Thursday, July 29, 2010

Career Management - Part 1: Planning

Let's chat a little about managing your professional life. Part 1 will address the essentials of planning, Part 2 will focus on career change and Part 3 will open up the subject of re-entering the workplace after being home with your family.

Part 1: Planning

Whether you are looking to the future within the context of your current profession or employer, dream about owning your own business or see some time off with your family in your future, you absolutely have to start with a plan.

I've worked with hundreds of employees and job-seekers and when it comes to career management I'm amazed at how many times people don't have a written plan for their future. Forget your resume for a moment, I'm talking about some type of document, poster...something...that addresses what you see for yourself in the upcoming working or family years.

In the case of the job-seeker, if you don't start with a plan, your search will take AT LEAST TWICE AS LONG COMPARED TO SOMEONE WORKING FROM A PLAN!! Dreams usually stay dreams unless you put some ink around them, set some milestones for decision making and track your progress along the way.

Let's talk about some planning basics that you can find in many life/career/project management publications. I don't think any of these will be totally new to you, but hopefully I'll shed some light on how to help you embrace these essentials in a way that works for how YOU work.

Understand your planning style: Arm yourself with the tools you need to create a living plan document. This may be an electronic document, or several, created on your computer. Neat, tidy...and always edited and up to date. Or maybe it's a poster-size document, hanging on your wall in the house somewhere. Handwritten, colorful... whatever! How about a notebook - yes, a good old fashioned notebook, where not only do you keep your plans, but you also jot down ideas, accomplishments and contact information for anyone or thing related to your career development. Don't limit your planning skills with how you've planned in the past. Knowing your style will help you keep the plan alive, up-to-date, motivating and top-of-mind.

Begin with your priorities and values: Identifying the most important things to you in life will help bring order and peace into your world. I'd compare it to holistic medicine. If you break your life into disconnected pieces (health, fitness, career, family, spirituality, friendship) they'll stay in silos and compete for your time. If you plan to integrate them from the beginning, you'll treat the source of your condition, not merely suppress errant symptoms. Write these important beliefs down and define what they MEAN TO YOU. Don't just write down your priorities, RANK THEM!!

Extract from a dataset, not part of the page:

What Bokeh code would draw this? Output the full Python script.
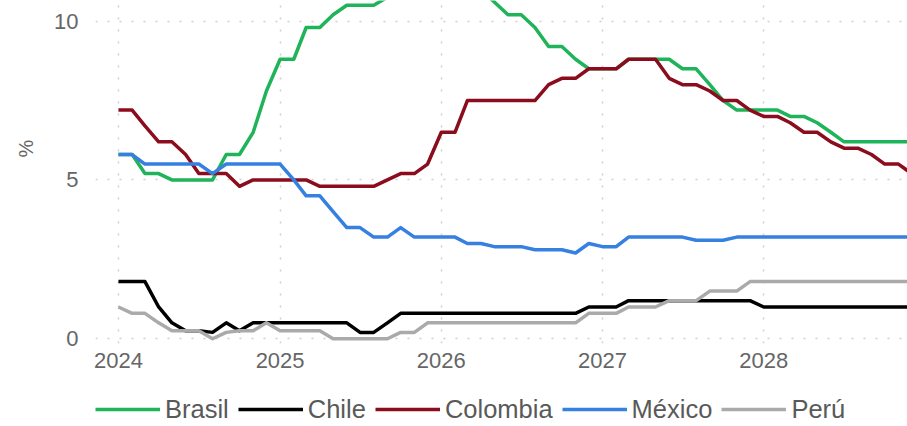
from datetime import datetime
import pandas as pd
from bokeh.plotting import figure
from bokeh.layouts import column
from bokeh.models import (Range1d, FixedTicker, Legend, LegendItem, Title,
                          DatetimeTickFormatter)
from bokeh.embed import file_html
from bokeh.resources import INLINE

# ---- data (monthly, Jan 2024 - Dec 2028) ----
months = pd.date_range("2024-01-01", periods=60, freq="MS")

brasil = [5.8, 5.8, 5.2, 5.2, 5.0, 5.0, 5.0, 5.0, 5.8, 5.8, 6.5, 7.8,
          8.8, 8.8, 9.8, 9.8, 10.2, 10.5, 10.5, 10.5, 10.75, 11.0, 11.25, 11.25,
          11.25, 11.25, 11.25, 11.0, 10.6, 10.2, 10.2, 9.8, 9.2, 9.2, 8.8, 8.5,
          8.5, 8.5, 8.8, 8.8, 8.8, 8.8, 8.5, 8.5, 8.0, 7.5, 7.2, 7.2,
          7.2, 7.2, 7.0, 7.0, 6.8, 6.5, 6.2, 6.2, 6.2, 6.2, 6.2, 6.2]

chile = [1.8, 1.8, 1.8, 1.0, 0.5, 0.25, 0.25, 0.2, 0.5, 0.25, 0.5, 0.5,
         0.5, 0.5, 0.5, 0.5, 0.5, 0.5, 0.2, 0.2, 0.5, 0.8, 0.8, 0.8,
         0.8, 0.8, 0.8, 0.8, 0.8, 0.8, 0.8, 0.8, 0.8, 0.8, 0.8, 1.0,
         1.0, 1.0, 1.2, 1.2, 1.2, 1.2, 1.2, 1.2, 1.2, 1.2, 1.2, 1.2,
         1.0, 1.0, 1.0, 1.0, 1.0, 1.0, 1.0, 1.0, 1.0, 1.0, 1.0, 1.0]

colombia = [7.2, 7.2, 6.7, 6.2, 6.2, 5.8, 5.2, 5.2, 5.2, 4.8, 5.0, 5.0,
            5.0, 5.0, 5.0, 4.8, 4.8, 4.8, 4.8, 4.8, 5.0, 5.2, 5.2, 5.5,
            6.5, 6.5, 7.5, 7.5, 7.5, 7.5, 7.5, 7.5, 8.0, 8.2, 8.2, 8.5,
            8.5, 8.5, 8.8, 8.8, 8.8, 8.2, 8.0, 8.0, 7.8, 7.5, 7.5, 7.2,
            7.0, 7.0, 6.8, 6.5, 6.5, 6.2, 6.0, 6.0, 5.8, 5.5, 5.5, 5.2]

mexico = [5.8, 5.8, 5.5, 5.5, 5.5, 5.5, 5.5, 5.2, 5.5, 5.5, 5.5, 5.5,
          5.5, 5.0, 4.5, 4.5, 4.0, 3.5, 3.5, 3.2, 3.2, 3.5, 3.2, 3.2,
          3.2, 3.2, 3.0, 3.0, 2.9, 2.9, 2.9, 2.8, 2.8, 2.8, 2.7, 3.0,
          2.9, 2.9, 3.2, 3.2, 3.2, 3.2, 3.2, 3.1, 3.1, 3.1, 3.2, 3.2,
          3.2, 3.2, 3.2, 3.2, 3.2, 3.2, 3.2, 3.2, 3.2, 3.2, 3.2, 3.2]

peru = [1.0, 0.8, 0.8, 0.5, 0.25, 0.25, 0.25, 0.0, 0.2, 0.25, 0.25, 0.5,
        0.25, 0.25, 0.25, 0.25, 0.0, 0.0, 0.0, 0.0, 0.0, 0.2, 0.2, 0.5,
        0.5, 0.5, 0.5, 0.5, 0.5, 0.5, 0.5, 0.5, 0.5, 0.5, 0.5, 0.8,
        0.8, 0.8, 1.0, 1.0, 1.0, 1.2, 1.2, 1.2, 1.5, 1.5, 1.5, 1.8,
        1.8, 1.8, 1.8, 1.8, 1.8, 1.8, 1.8, 1.8, 1.8, 1.8, 1.8, 1.8]

names = ["Brasil", "Chile", "Colombia", "México", "Perú"]
colors = ["#1fb35a", "#000000", "#8b0c1c", "#3580e0", "#aaaaaa"]
values = [brasil, chile, colombia, mexico, peru]

year_ticks = [2024, 2025, 2026, 2027, 2028]
y_ticks = [0, 5, 10]

FONT = "Liberation Sans"

# ---------------- main chart ----------------
p = figure(width=907, height=381, output_backend="svg", toolbar_location=None,
           x_axis_type="datetime",
           x_range=Range1d(datetime(2023, 11, 10), datetime(2028, 11, 21, 14)),
           y_range=Range1d(-0.15, 10.65),
           min_border_left=95, min_border_right=0, min_border_top=0,
           min_border_bottom=38)
p.outline_line_color = None
p.background_fill_color = "white"

tick_ms = [pd.Timestamp(f"{y}-01-01").timestamp() * 1000 for y in year_ticks]
p.xaxis.ticker = FixedTicker(ticks=tick_ms)
p.xaxis.formatter = DatetimeTickFormatter(years="%Y", months="%Y", days="%Y",
                                          hours="%Y", minutes="%Y")
p.yaxis.ticker = FixedTicker(ticks=y_ticks)

for ax in (p.xaxis, p.yaxis):
    ax.axis_line_color = None
    ax.major_tick_line_color = None
    ax.minor_tick_line_color = None
    ax.major_tick_out = 0
    ax.major_tick_in = 0
    ax.minor_tick_out = 0
    ax.minor_tick_in = 0
    ax.major_label_text_font = FONT
    ax.major_label_text_font_size = "22px"
    ax.major_label_text_color = "#666666"
p.yaxis.major_label_standoff = 17
p.xaxis.major_label_standoff = 9

for g in (p.xgrid, p.ygrid):
    g.grid_line_color = "#cfcfcf"
    g.grid_line_width = 1.5
    g.grid_line_dash = "2 10"

for name, vals, col in zip(names, values, colors):
    p.line(months, vals, line_color=col, line_width=3.5, line_join="round")

pct = Title(text="%", align="left", offset=186, vertical_align="middle",
            standoff=27, text_font=FONT, text_font_size="20px",
            text_font_style="normal", text_color="#666666")
p.add_layout(pct, "left")

# ---------------- legend strip ----------------
# the key lines reuse the series but fall outside this strip's range (not drawn)
q = figure(width=907, height=45, output_backend="svg", toolbar_location=None,
           x_range=Range1d(0, 1), y_range=Range1d(0, 1),
           x_axis_location=None, y_axis_location=None,
           min_border_left=0, min_border_right=0, min_border_top=0,
           min_border_bottom=0)
q.outline_line_color = None
q.grid.visible = False

key_renderers = [q.line(months, vals, line_color=col, line_width=3.5)
                 for vals, col in zip(values, colors)]
legend = Legend(items=[LegendItem(label=n, renderers=[r]) for n, r in zip(names, key_renderers)],
                orientation="horizontal", location=(0, 2),
                glyph_width=65, glyph_height=30, label_standoff=5, spacing=9,
                padding=0, margin=0, border_line_color=None,
                background_fill_alpha=0,
                label_text_font=FONT, label_text_font_size="25.5px",
                label_text_color="#595959")
q.add_layout(legend, "center")

layout = column(p, q, spacing=0)
open("out.html", "w").write(file_html(layout, INLINE))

Create a Project Plan: You may not know every step you'll need to take to go from today to getting that new job, but start with what you know and fill in the gaps as you learn. Project plans are fantastic tools because they can fulfill the role of an accountability manager! Capture key milestones with basic tasks that will need to be accomplished in order for the milestone to be completed. The milestone then allows you time to pause and make decisions about moving forward OR prepares you to take the next step. Sit down with a calendar and map it out...on excel or a piece of paper...remember your planning style!

Gain Perspective: GET OUT OF YOUR HEAD FOR THIS ONE!! The last thing you want to do when you create a working plan is to lock yourself up and work alone. Yes, you'll need think time and research time, but make sure you engage a learning perspective throughout the process. Have coffee with friends, old colleagues, attend an event that might feature a speaker or topic that is of interest to you, make inroads with someone who might help you gain knowledge on a particular topic...you can even pull together a small working group of moms who also need to nail down a career plan and work together. You can touch-base regularly (weekly, monthly) and work through the process as a team. Group/team work can have outstanding results - lots of support, creativity and motivation come from a healthy team environment.

That's a good dose of planning for now...remember, wisdom's greatest enemy is fear. Don't let your fears of failure, inadequacy, rejection or criticism prevent you from developing an inspiring, actionable plan about your professional future. You're only stuck if you want to be stuck.